Crispy Cheddar Cakes with Bacon
These little cakes, with cheese and scallions, are perfect for warm-weather dining.
- Total Time:
- Servings: 4
- Yield: Makes about 12 cakes
Source: Martha Stewart Living, August 2004
- 8 slices bacon
- 1 1/2 cups grated sharp white cheddar cheese (4 ounces)
- 1/2 cup sour cream
- 1 small yellow bell pepper, cut into 1/4-inch dice
- 2 scallions, white and pale-green parts only, thinly sliced
- 1/4 cup all-purpose flour
- 1/2 teaspoon dry mustard
- Coarse salt and freshly ground black pepper
- Pinch of cayenne pepper
- 2 large eggs, separated
- 2 tablespoons vegetable oil, plus more if necessary (optional)
Cook bacon in a large skillet over medium heat until crisp, about 5 minutes per side. Transfer to paper towels to drain. Pour off fat into a bowl. Wipe skillet clean with a paper towel; set aside.
Stir together cheese, sour cream, bell pepper, scallions, flour, mustard, 1/2 teaspoon salt, 1/4 teaspoon pepper, cayenne, and egg yolks in a large bowl; set aside. In another large bowl, beat egg whites until stiff peaks form. Fold beaten egg whites into reserved batter.
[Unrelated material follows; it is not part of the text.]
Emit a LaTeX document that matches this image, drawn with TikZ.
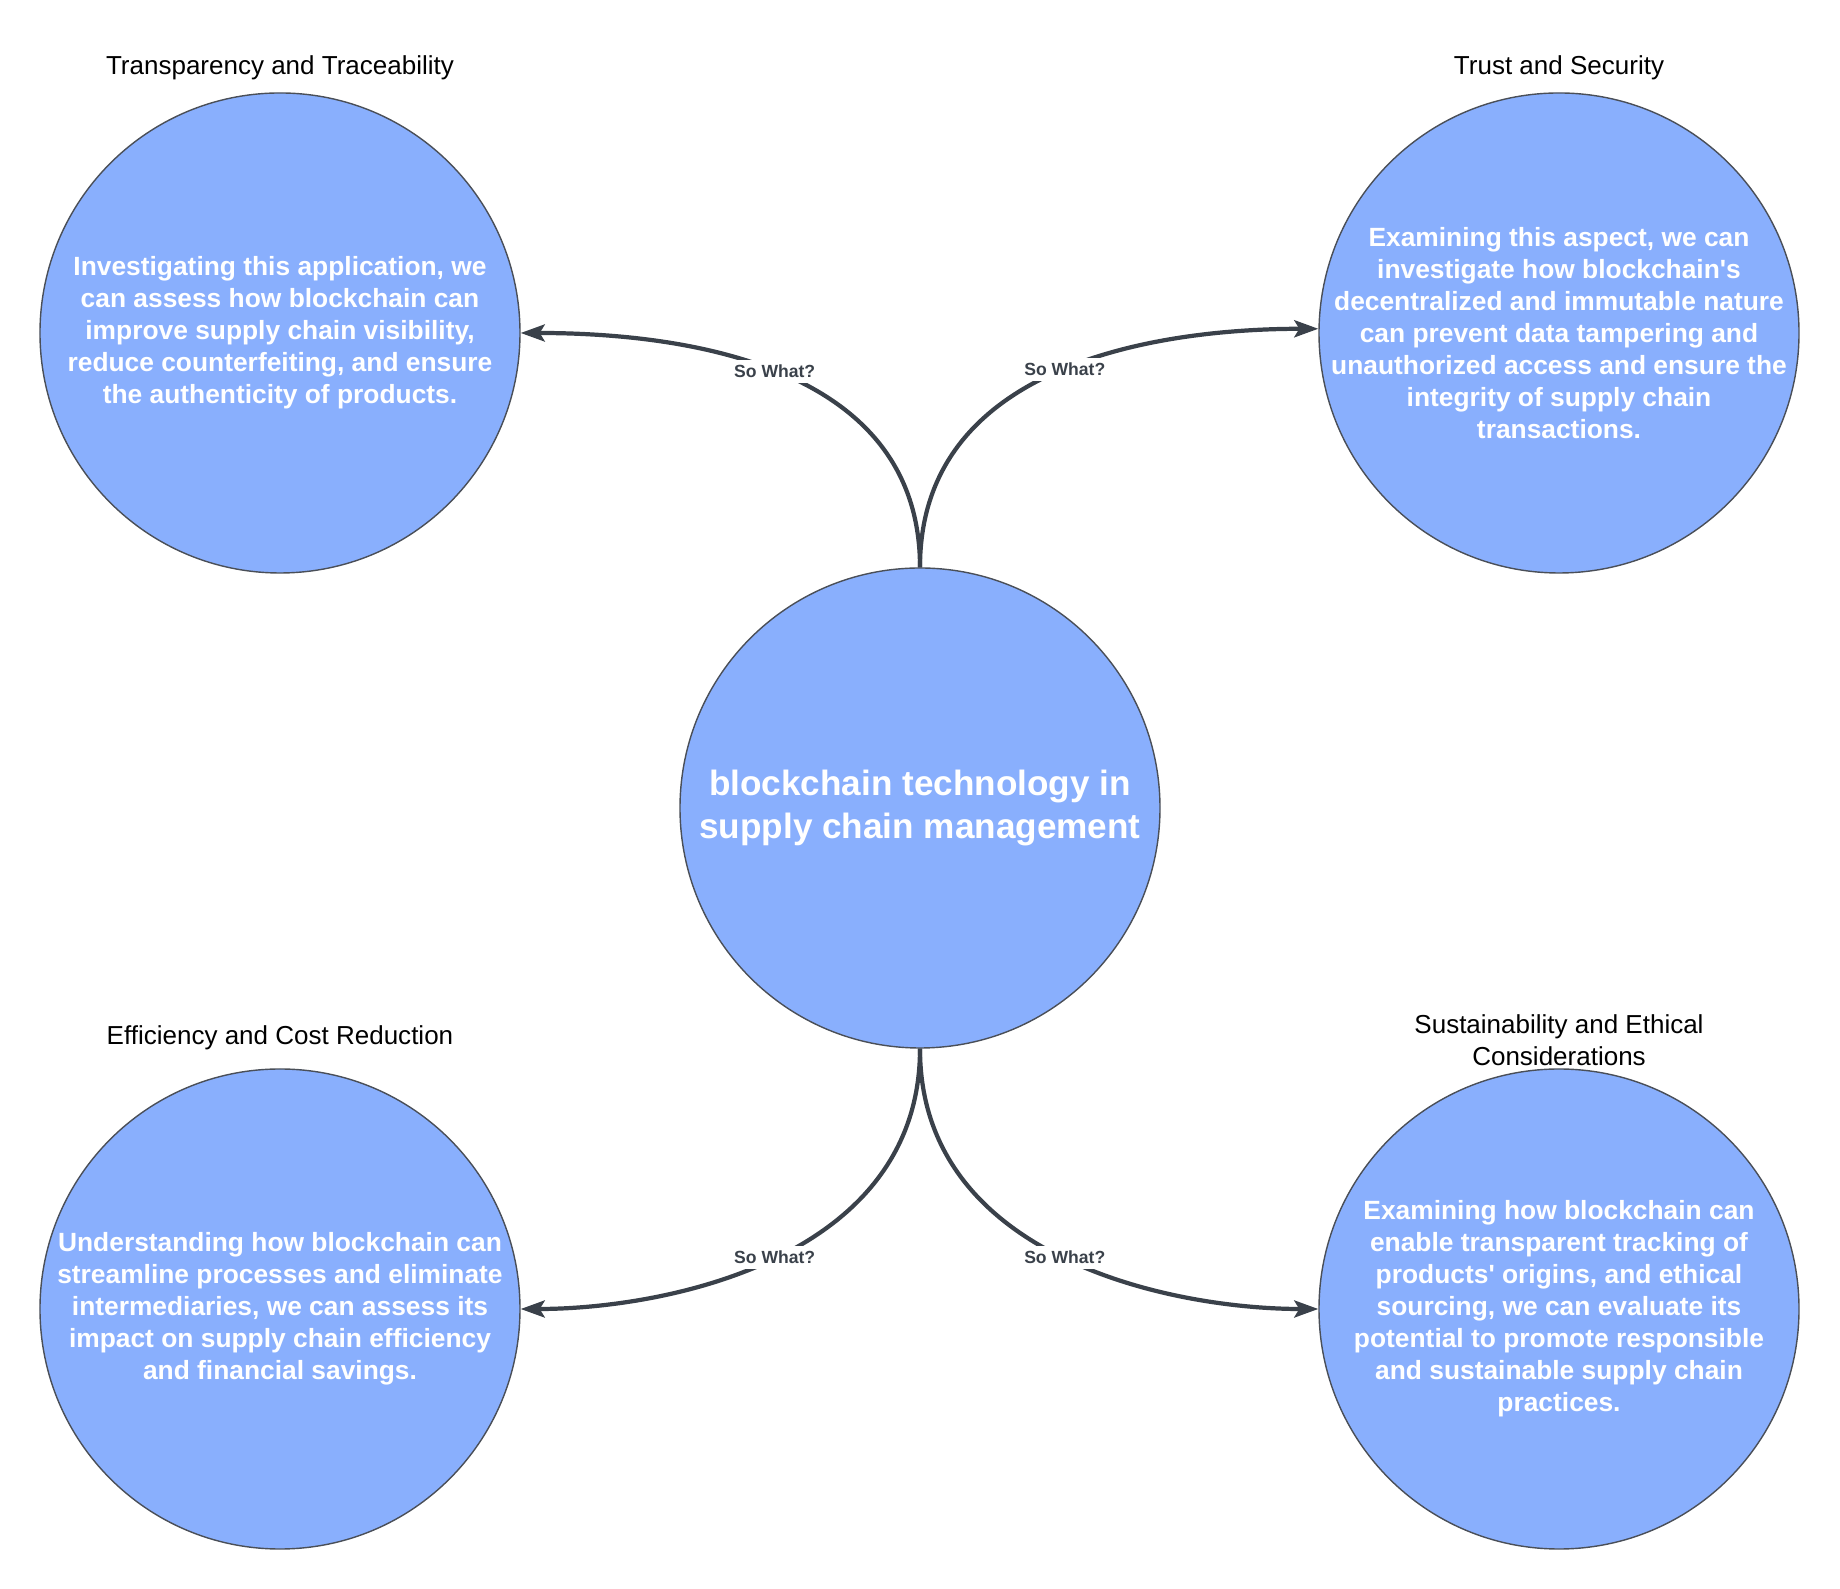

Heat 2 tablespoons reserved fat (or vegetable oil) in skillet over medium heat until hot but not smoking. Working in batches of 3 or 4, pour 2 tablespoons batter into skillet for each cake; cook, turning once, until crisp, 8 to 10 minutes (add more fat or oil if skillet seems dry). Season with salt and pepper. Serve hot with reserved bacon.